Somebody Is Going To Be Real Right...

...and somebody is going to be real wrong.

If you have not heard from your friendly technical analyst, maybe it's time to find someone else in that field.

In what can only be described as coming straight out of the Edwards and Magee technical analysis bible (“Technical Analysis of Stock Trends”), the accompanying chart is a classic example of not one but two technical analysis chart pattern icons: Head and shoulders top and a bearish pole and flag.

This plus the fact that nearly 90% of the global indices I track are flashing bearish Mega Trends (use the search function on the top left for prior blog postings explaining this tool) is about as bearish as one can get.*

The first wave of a bear market almost always looks like a correction. Bulls will argue convincingly that key metrics like earnings and interest rates support this view. However, the anchor for this argument - solid earnings - can be easily undermined should the global macro story develop into something far worse than the bulls currently envision. For a recent example of this, just look at what happened from 2006 (S&P 500 operating earnings at a record $87) to 2007 ($82) to 2008 ($49). In this regard, the MERI (use search function again) is practically screaming earnings disappointments beginning next month. That could start the chain reaction of doubt, which is a strong characteristic of the second wave of the bear (as price crashes below the previous lows).

For a market priced for an economic muddle through, the worse case scenario is yet to be realized. Moreover, with limited flexibility to provide meaningful counter cycle actions, governments will be in no position to act effectively. Then there is the self fulfilling aspect of the negative wealth effect on the global macro environment that declining equity values tend to produce, which will almost certainly accelerate the downward pressure on the global economy (and earnings). Lastly, there is the unknown. Can anyone say with absolute certainty that all is good in China?

There's more. But suffice to say, an uncertain environment is hardly the prudent time to be fully invested.

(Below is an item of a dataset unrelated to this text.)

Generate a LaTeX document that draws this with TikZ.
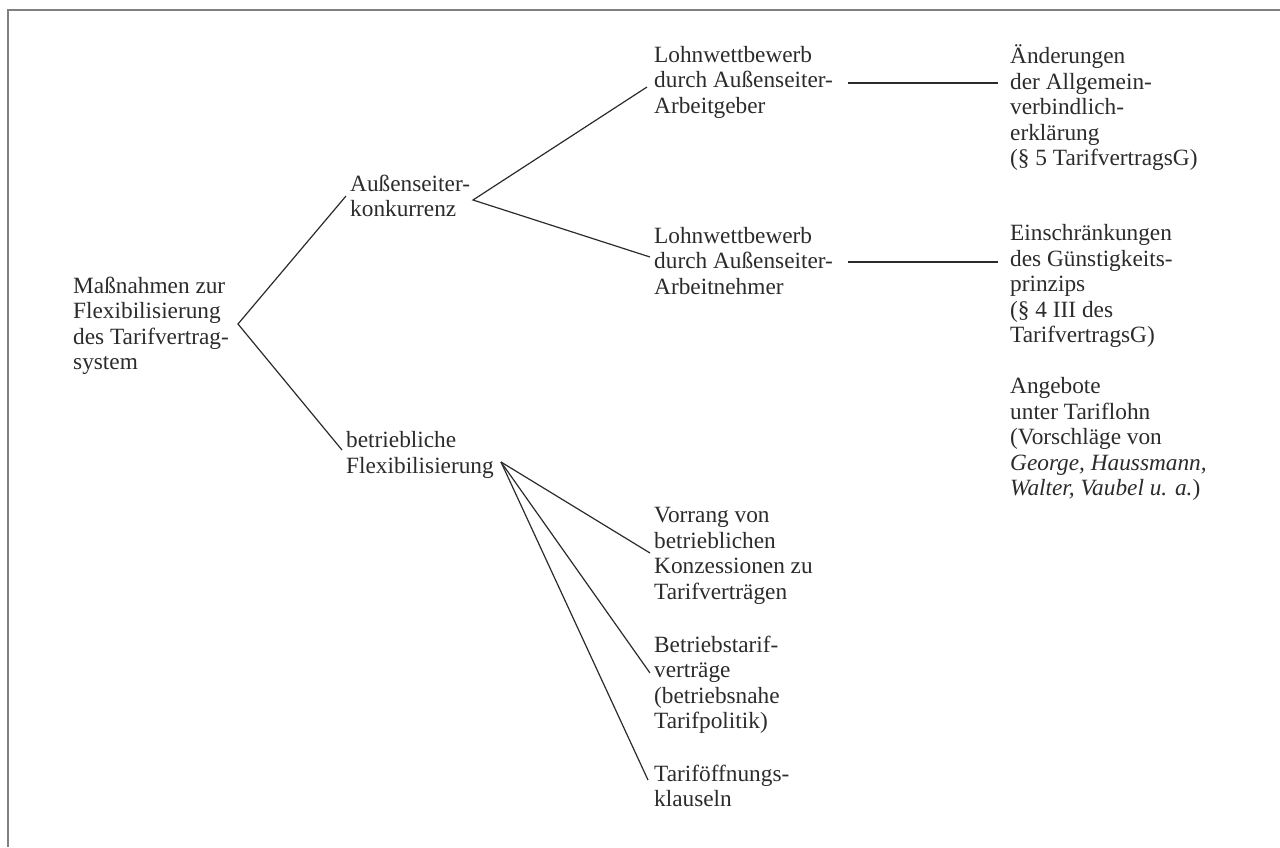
\documentclass[tikz,border=0pt]{standalone}
\usepackage{fontspec}
\setmainfont{Liberation Serif}
\usetikzlibrary{calc}
\definecolor{ink}{HTML}{2B2B2B}
\definecolor{framecol}{HTML}{808080}
\tikzset{
  lbl/.style={anchor=west, inner sep=0pt, align=left, text=ink,
    font=\fontsize{23.3}{25.5}\selectfont},
  conn/.style={draw=ink, line width=1.2pt},
}
\begin{document}
\begin{tikzpicture}[x=1pt, y=-1pt]
\useasboundingbox (0,0) rectangle (1280,847);
\draw[framecol, line width=1.5pt] (1280,10) -- (8,10) -- (8,847);

\node[lbl] (root) at (73,326) {Maßnahmen zur\\Flexibilisierung\\des Tarifvertrag-\\system};
\node[lbl] (aus) at (350,196) {Außenseiter-\\konkurrenz};
\node[lbl] (betr) at (346,455) {betriebliche\\Flexibilisierung};
\node[lbl] (lw1) at (654,82) {Lohnwettbewerb\\durch Außenseiter-\\Arbeitgeber};
\node[lbl] (lw2) at (654,261) {Lohnwettbewerb\\durch Außenseiter-\\Arbeitnehmer};
\node[lbl] (aend) at (1010,108) {Änderungen\\der Allgemein-\\verbindlich-\\erklärung\\(§ 5 TarifvertragsG)};
\node[lbl] (einsch) at (1010,286) {Einschränkungen\\des Günstigkeits-\\prinzips\\(§ 4 III des\\TarifvertragsG)};
\node[lbl] (angeb) at (1010,439) {Angebote\\unter Tariflohn\\(Vorschläge von\\\textit{George, Haussmann,}\\\textit{Walter, Vaubel u. a.})};
\node[lbl] (vorr) at (654,556) {Vorrang von\\betrieblichen\\Konzessionen zu\\Tarifverträgen};
\node[lbl] (btv) at (654,685) {Betriebstarif-\\verträge\\(betriebsnahe\\Tarifpolitik)};
\node[lbl] (toff) at (654,786) {Tariföffnungs-\\klauseln};

\draw[conn] ($(aus.west)+(-4,0)$) -- ($(root.west)+(165,-2)$) -- ($(betr.west)+(-4,-5)$);
\draw[conn] ($(lw1.west)+(-7,5)$) -- ($(aus.west)+(123,4)$) -- ($(lw2.west)+(-4,-4)$);
\draw[conn] ($(lw1.west)+(194,1)$) -- ($(aend.west)+(-12,-25)$);
\draw[conn] ($(lw2.west)+(194,1)$) -- ($(einsch.west)+(-12,-24)$);
\draw[conn] ($(vorr.west)+(-4,-3)$) -- ($(betr.west)+(155,7)$);
\draw[conn] ($(btv.west)+(-4,-12)$) -- ($(betr.west)+(155,7)$);
\draw[conn] ($(toff.west)+(-6,-6)$) -- ($(betr.west)+(155,7)$);
\end{tikzpicture}
\end{document}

Investment Strategy Implications

The advisable strategy appears to be to move as close to the exit door as possible. In portfolio strategy terms that means

1 - Reduce the equity exposure to a safe level, which for accounts managed and advised by Blue Marble Research is 60%. This means fade (sell) the rallies to, at least, maintain a constant percent equity exposure, but to preferably reduce down to the close-to-the-exit door level.
2 - Shift assets holdings to high quality dividend paying stocks.
3 - Be prepared to reduce the equity exposure to below 50% once the second wave gets underway. This means sell into the declines. The first wave of the bear gives you ample opportunity to sell the rallies. ("Looks like a correction to me.") The second and third waves do not.

Like I said, somebody is going to be real right and somebody is going to be real wrong. Of all things so uncertain in these times, one thing I am certain of: we will find out soon enough.

*Previous blog postings describe the unusual nature as to how we entered the bear (use search function). But the past several weeks have made it all the more traditional.